The City of Beaufort is losing its youth, as young people leave town to find jobs. To solve the problem, the city council is trying to help create more high-tech jobs to employ a younger workforce. On Tuesday night, the council voted for a partnership with a Charleston company to form the ‘Beaufort Digital Corridor’.
When applying for jobs in Beaufort, those like Dylan Feeser know it can be difficult to find work. Feeser, 29, works at his family’s store, Lowcountry Bicycles.
“Really, the only thing as a local here is, you’ve either got construction, you’ve got food and beverage, or you’ve got a family business…and outside of that, there are no good paying jobs. It’s kind of like the good ‘ole boy system here,” Feeser says.

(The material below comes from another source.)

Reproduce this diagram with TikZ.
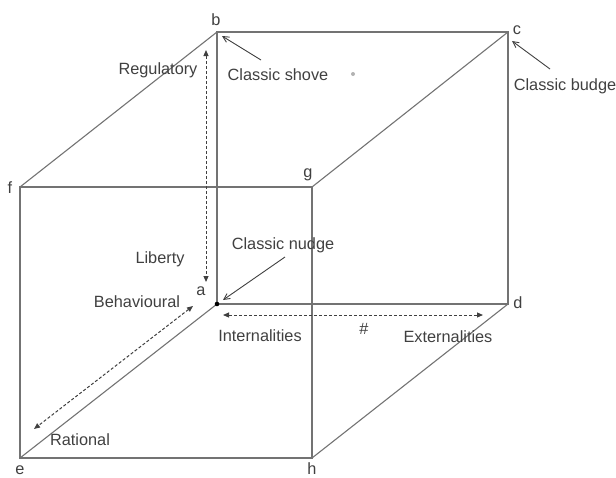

Feeser was born and raised in Beaufort. He left home to spend four years working in Charlotte and then returned.
“I’ve had a friend who’s recently moved to Pennsylvania, couldn’t find a tech job around here, went to school for coding. He’s a fifth generation Beaufortonian, so that’s rough,” Feeser says.
To try to change that, Beaufort leaders want to attract different types of jobs that appeal to young people.
“If you look at demographics, we are losing at an accelerated pace, our young people,” Mayor Billy Keyserling says. “We want to make sure that we have a working middle class living in Beaufort that can benefit and grow and create primary jobs.”
Keyserling says Beaufort lost about 25% of 18-40 year olds, according to the last census over the last 10 years. One out of four people educated in Beaufort, who have to leave to find work.
“We’re primarily a tourism-based economy,” Councilman Stephen Murray says, “and there’s nothing wrong with that except that tourism jobs are typically lower waged jobs, and when you compare that to our higher cost of living and the cost of living that’s continuing to increase, it’s going to make it more and more of a challenge for young professionals who want to live in the area.”
The new digital corridor means jobs in things like coding, and app and software development. Offices will be housed in a former bank building at 500 Carteret Street.
“The benefit for the local community is that brings new dollars in,” Murray says.
The building will be refurbished; council hopes to have it completed and to begin filling the building with professionals by the end of the year.
Keyserling estimates the cost of refurbishing the building to be between $200-350,000, which will come from the city’s operating fund. The rest of the corridor operation will be privately funded.
“It’s 2016. Tech’s coming around. It’s time to start taking advantage of that and getting it here in town,” Feeser says.